A new poll of the New York City mayoral race found that Democratic nominee Zohran Mamdani is very well positioned to win later this year and that former New York Gov. Andrew Cuomo is only competitive in the race if every other Mamdani opponent drops out.
The survey, which was conducted by polling firm Zenith Research, showed Mamdani holding what Zenith founding partner Adam Carlson described on X as a "commanding" lead of 28 points among likely voters in a five-way race featuring Cuomo, incumbent Mayor Eric Adams, Republican Curtis Sliwa, and independent candidate Jim Walden. Even in other scenarios where other candidates drop out of the race, Mamdani would still garner more than 50% of likely votes in each instance.
However, Mamdani's lead becomes much smaller when the poll is expanded to all registered voters, among whom he only holds a three-point advantage over Cuomo in a head-to-head matchup. This suggests that Cuomo has room to grow as long as he can convince Adams, Sliwa, and Walden to exit the race.
Even so, commented Carlson, Cuomo faces significant headwinds that could block his path to victory even if he succeeds somehow in making it a one-on-one race.
"Another thing that’s extremely tough for Cuomo is that 60% of likely voters (as well as 52% of registered voters) would not even consider voting for him," he explained. "Only 32% say they wouldn't consider voting for Mamdani. Cuomo will need to go scorched earth to bring that number up."
New Yorkers who oppose Mamdani will have to place their hopes in the disgraced former governor, given the dismal standing held by incumbent Adams.
"Eric Adams is a complete non-factor in this race," remarked Carlson. "He polls at 7% in the five-way race, 14% if Cuomo drops out, and 32% if Cuomo and Sliwa drop out. More than half of [likely voters] strongly disapprove of his performance and have a very unfavorable view of him. 68% won't consider voting for him."

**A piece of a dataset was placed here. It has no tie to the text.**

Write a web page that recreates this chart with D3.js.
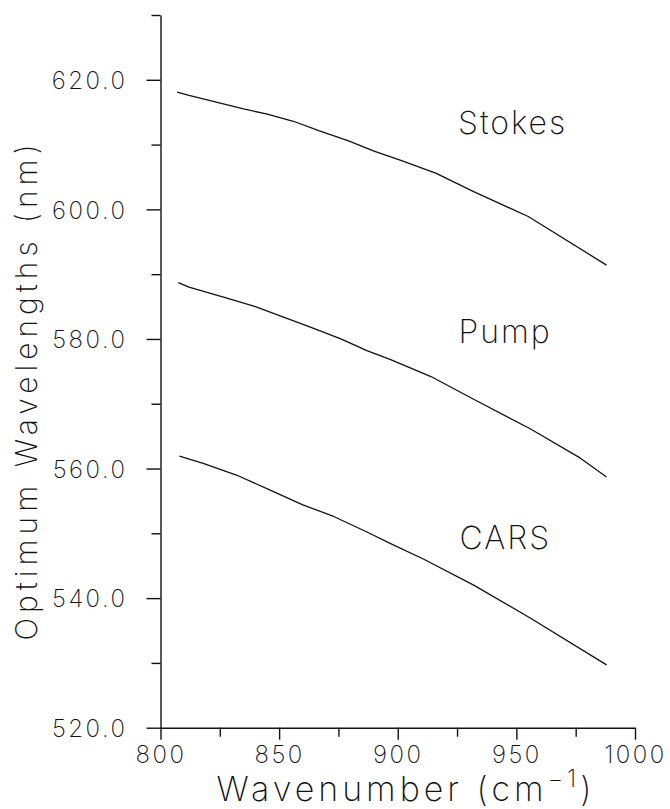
<!DOCTYPE html>
<html>
<head>
<meta charset="utf-8">
<script src="https://cdn.jsdelivr.net/npm/d3@7/dist/d3.min.js"></script>
<style>
  html, body { margin: 0; padding: 0; background: #fff; }
  svg text { font-family: "Inter", "Lato", "Roboto", "DejaVu Sans", sans-serif; font-weight: 200; fill: #111; }
</style>
</head>
<body>
<svg id="chart" width="670" height="809"></svg>
<script>
// Optimum laser wavelengths versus Raman wavenumber
const stokesX = [807, 812, 835, 845, 856, 867, 879, 890, 901, 916, 932, 955, 988];
const stokesY = [618.1, 617.6, 615.5, 614.7, 613.6, 612.1, 610.6, 609.0, 607.6, 605.6, 602.75, 598.9, 591.4];

const pumpX = [807.5, 812, 828, 840, 853, 864, 876, 887, 897, 914, 932, 956, 977, 988];
const pumpY = [588.7, 588.0, 586.3, 585.0, 583.2, 581.7, 580.0, 578.2, 576.8, 574.2, 570.7, 566.1, 561.6, 558.7];

const carsX = [808, 818, 832, 846, 860, 873, 887, 897, 911, 932, 956, 988];
const carsY = [561.9, 560.8, 559.0, 556.7, 554.4, 552.6, 550.2, 548.4, 546.0, 542.0, 536.9, 529.7];

const seriesNames = ["Stokes", "Pump", "CARS"];

const xMajorTicks = [800, 850, 900, 950, 1000];
const xMinorTicks = [825, 875, 925, 975];
const yMajorTicks = [520, 540, 560, 580, 600, 620];
const yMinorTicks = [530, 550, 570, 590, 610, 630];

const xLabel = "Wavenumber";
const yLabel = "Optimum Wavelengths (nm)";

const svg = d3.select("#chart");

const x = d3.scaleLinear().domain([800, 1000]).range([160.5, 635]);
const y = d3.scaleLinear().domain([520, 630]).range([727.7, 15]);

// minor ticks (no labels)
svg.append("g")
  .attr("transform", `translate(0,${y(520)})`)
  .call(d3.axisBottom(x).tickValues(xMinorTicks).tickSize(9).tickFormat(""))
  .call(g => g.select(".domain").remove());
svg.append("g")
  .attr("transform", `translate(${x(800)},0)`)
  .call(d3.axisLeft(y).tickValues(yMinorTicks).tickSize(9).tickFormat(""))
  .call(g => g.select(".domain").remove());

// major axes
const xAxis = svg.append("g")
  .attr("transform", `translate(0,${y(520)})`)
  .call(d3.axisBottom(x).tickValues(xMajorTicks).tickSize(12).tickSizeOuter(0)
    .tickPadding(6).tickFormat(d3.format("d")));
const yAxis = svg.append("g")
  .attr("transform", `translate(${x(800)},0)`)
  .call(d3.axisLeft(y).tickValues(yMajorTicks).tickSize(14).tickSizeOuter(0)
    .tickPadding(19).tickFormat(d3.format(".1f")));

svg.selectAll(".tick line, .domain").attr("stroke", "#111").attr("stroke-width", 1.4);
svg.selectAll(".tick text")
  .attr("font-family", null).attr("font-size", 24).attr("fill", "#111")
  .style("letter-spacing", "2.5px");
yAxis.selectAll(".tick text").attr("dy", "0.36em");

// curves
const line = d3.line().x(d => x(d[0])).y(d => y(d[1]));
const series = [
  d3.zip(stokesX, stokesY),
  d3.zip(pumpX, pumpY),
  d3.zip(carsX, carsY)
];
svg.append("g").selectAll("path")
  .data(series)
  .join("path")
  .attr("d", line)
  .attr("fill", "none")
  .attr("stroke", "#111")
  .attr("stroke-width", 1.3)
  .attr("stroke-linejoin", "round");

// curve names
const namePos = [[925.4, 611.6], [925.6, 579.4], [926, 547.6]];
svg.append("g").selectAll("text")
  .data(seriesNames)
  .join("text")
  .attr("x", (d, i) => x(namePos[i][0]))
  .attr("y", (d, i) => y(namePos[i][1]))
  .attr("font-size", 32)
  .style("letter-spacing", "2px")
  .text(d => d);

// axis titles
const xt = svg.append("text")
  .attr("x", 406)
  .attr("y", 801)
  .attr("text-anchor", "middle")
  .attr("font-size", 34)
  .style("letter-spacing", "4px");
xt.append("tspan").text(xLabel + " (cm");
xt.append("tspan").attr("dy", -14).attr("font-size", 24).text("\u22121");
xt.append("tspan").attr("dy", 14).text(")");

svg.append("text")
  .attr("transform", `translate(37,390) rotate(-90)`)
  .attr("text-anchor", "middle")
  .attr("font-size", 30)
  .style("letter-spacing", "5px")
  .text(yLabel);
</script>
</body>
</html>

The poll also found Mamdani with an overall lead among Jewish voters despite efforts by opponents to paint him as antisemitic given his opposition to Israel's war in Gaza and his past reluctance to criticize the slogan "globalize the intifada," which he told The Bulwark he viewed as "a desperate desire for equality and equal rights in standing up for Palestinian human rights." New York City Comptroller Brad Lander, a progressive Jewish ally of Mamdani's who has endorsed his mayoral bid, acknowledged before the election that some Jewish people view the phrase as a threat of violence.
Among likely Jewish voters, Mamdani leads Cuomo by 17 points in a five-way race. Although Cuomo holds a double-digit lead over Mamdani among likely Jewish voters over the age of 45, Mamdani dominates among young Jewish voters by pulling in more than two-thirds of likely Jewish voters between the ages of 18 and 44.